O comprometimento do general nesse processo espinhoso fica mais bem definido pelo título comum que atravessa os quatro volumes da obra – A Ditadura –, redefinida pelas circunstâncias históricas de cada período, de Castelo Branco a Geisel:Envergonhada, Escancarada, Derrotada eEncurralada.

São ditaduras diferentes, mas sempre ditadura. Sem perífrase.

É disso que se trata: Golbery do Couto e Silva, com seu engenho e arte voltados para o mal, pensando, agindo, criando, fazendo e acontecendo para desfazer o Estado democrático e impor o seu modelo autoritário, afinado com sua “doutrina de segurança nacional”, imune à suposta contaminação ideológica que o regime liberal, mais do que permitia, induziria.

A derradeira afronta

Era o general e seus comparsas agindo com a máquina do Estado, todo poderoso, contra o cidadão, todo intimidado. Em alguns momentos, Golbery esteve mais distante do centro do poder militarizado, não porque divergia dele, mas por mera medição de força ou simples cálculo político.

Golbery não afrontava o “Sistema”. Golbery era o próprio “Sistema”, pensado e criado para sobreviver às suas peculiares sístoles e diástoles. Sempre preservando o Estado, mesmo que à custa do cidadão, do eleitor – do povo, enfim, de quem toda ditadura prescinde.

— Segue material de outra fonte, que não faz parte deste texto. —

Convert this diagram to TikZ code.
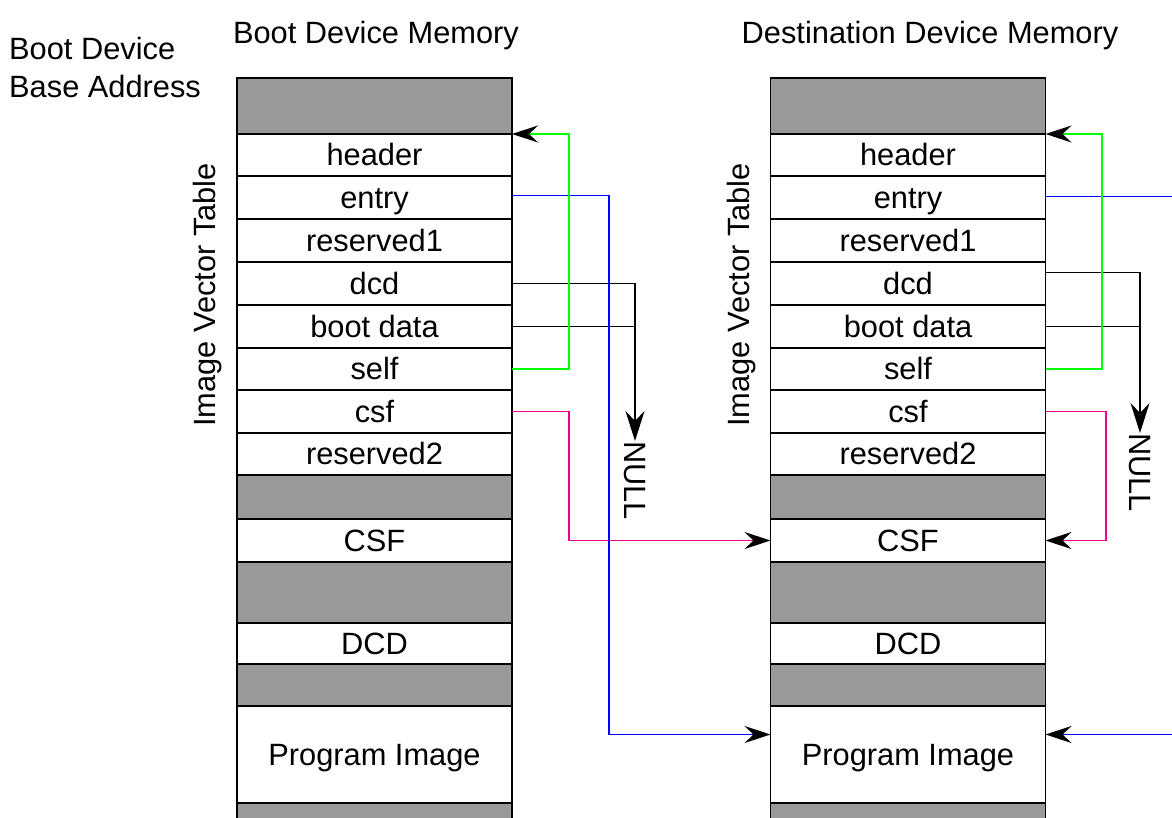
\documentclass[tikz,border=0pt]{standalone}
\usepackage{fontspec}
\setmainfont{Liberation Sans}
\usetikzlibrary{arrows.meta,calc}
\definecolor{memgray}{RGB}{153,153,153}
\begin{document}
\begin{tikzpicture}[x=1pt,y=-1pt,
  every node/.style={font=\fontsize{30.8}{37}\selectfont},
  cell/.style={draw=black, line width=1.6pt, minimum width=275pt, inner sep=0pt, outer sep=0pt, text height=21pt, text depth=0pt},
  conn/.style={line width=1.6pt},
  tip/.style={-{Stealth[length=26pt,width=17pt,inset=9pt,color=black]}},
  bigtip/.style={-{Stealth[length=30pt,width=19pt,inset=10pt,color=black]}},
]
\useasboundingbox (0,0) rectangle (1172,817);

% memory rows
\foreach \n/\c/\h/\t/\f in {ga/106/56//memgray, hdr/155/42/header/white, entry/197.5/43/entry/white,
  resa/240.5/43/reserved1/white, dcd/283.5/43/dcd/white, boot/326.5/43/boot data/white,
  self/369/42/self/white, csf/411.5/43/csf/white, resb/454/42/reserved2/white,
  gb/497/44//memgray, CSF/540.5/43/CSF/white, gc/592.5/61//memgray, DCD/643.5/41/DCD/white,
  gd/685/42//memgray, prog/754.5/97/Program Image/white, ge/816.5/27//memgray}{
  \node[cell, fill=\f, minimum height=\h pt] (\n L) at (374.5,\c) {\t};
  \node[cell, fill=\f, minimum height=\h pt] (\n R) at (908,\c) {\t};
}

% titles and labels
\node[anchor=base] (titleL) at (376,43) {Boot Device Memory};
\node[anchor=base] (titleR) at (930,43) {Destination Device Memory};
\node[anchor=base west, inner sep=0pt] (bda) at (9,59.5) {Boot Device};
\node[anchor=base west, inner sep=0pt] (bdb) at (9,97) {Base Address};
\node[rotate=90, anchor=base, inner sep=0pt] (ivtL) at (215,295) {Image Vector Table};
\node[rotate=90, anchor=base, inner sep=0pt] (ivtR) at (749,295) {Image Vector Table};

% helper coordinates
\coordinate (xgL) at (569,0);
\coordinate (xbL) at (609,0);
\coordinate (nullL) at (635,441);
\coordinate (xgR) at (1102,0);
\coordinate (xmR) at (1106,0);
\coordinate (nullR) at (1140,433);
\coordinate (edge) at (1172,0);
\coordinate (entryOutL) at ([yshift=2pt]entryL.east);
\coordinate (entryOutR) at ([yshift=1pt]entryR.east);
\coordinate (progInL) at ([yshift=20pt]progR.west);
\coordinate (progInR) at ([yshift=20pt]progR.east);
\coordinate (dcdOutR) at ([yshift=11pt]dcdR.east);

\node[rotate=-90, anchor=west, inner sep=0pt] (nulltL) at (nullL) {NULL};
\node[rotate=-90, anchor=west, inner sep=0pt] (nulltR) at (nullR) {NULL};

% left connectors
\draw[conn, black, bigtip] (dcdL.east) -| (nullL);
\draw[conn, black] (bootL.east) -- (bootL.east -| nullL);
\draw[conn, magenta, tip] (csfL.east) -| (xgL |- CSFR.west) -- (CSFR.west);
\draw[conn, blue, tip] (entryOutL) -| (xbL |- progInL) -- (progInL);
\draw[conn, green, tip] (selfL.east) -| (xgL |- hdrL.north east) -- (hdrL.north east);

% right connectors
\draw[conn, black, bigtip] (dcdOutR) -| (nullR);
\draw[conn, black] (bootR.east) -- (bootR.east -| nullR);
\draw[conn, magenta, tip] (csfR.east) -| (xmR |- CSFR.east) -- (CSFR.east);
\draw[conn, blue] (entryOutR) -- (edge |- entryOutR);
\draw[conn, blue, tip] (edge |- progInR) -- (progInR);
\draw[conn, green, tip] (selfR.east) -| (xgR |- hdrR.north east) -- (hdrR.north east);
\end{tikzpicture}
\end{document}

Quando Golbery rompeu com Figueiredo e saiu do governo, em 1981, não era por súbita devoção democrática. Era por aversão absoluta àquele que queria ser o sexto general-presidente do regime, Octávio Medeiros, então chefe do renegado SNI. A alternativa presidencial de Golbery, como se sabe, define bem o caráter do general: era Paulo Maluf, o nome civil que a ditadura embalava para lhe dar uma sobrevida no Colégio Eleitoral. O sonho de Golbery foi atropelado pela vitória do adversário Tancredo Neves e virou pesadelo com a posse inesperada do ex-aliado José Sarney.
A confirmação do busto do general em Rio Grande não seria só um novo espinho, cutucando a memória, machucando a consciência.

A intempestiva irrupção de Golbery na praça do povo poderia ser a última afronta do general contra a história do povo que ele sempre combateu, tolheu, bisbilhotou e desrespeitou por atos, fatos e manifestos.

Será que o porco-espinho vai vencer, pela última vez?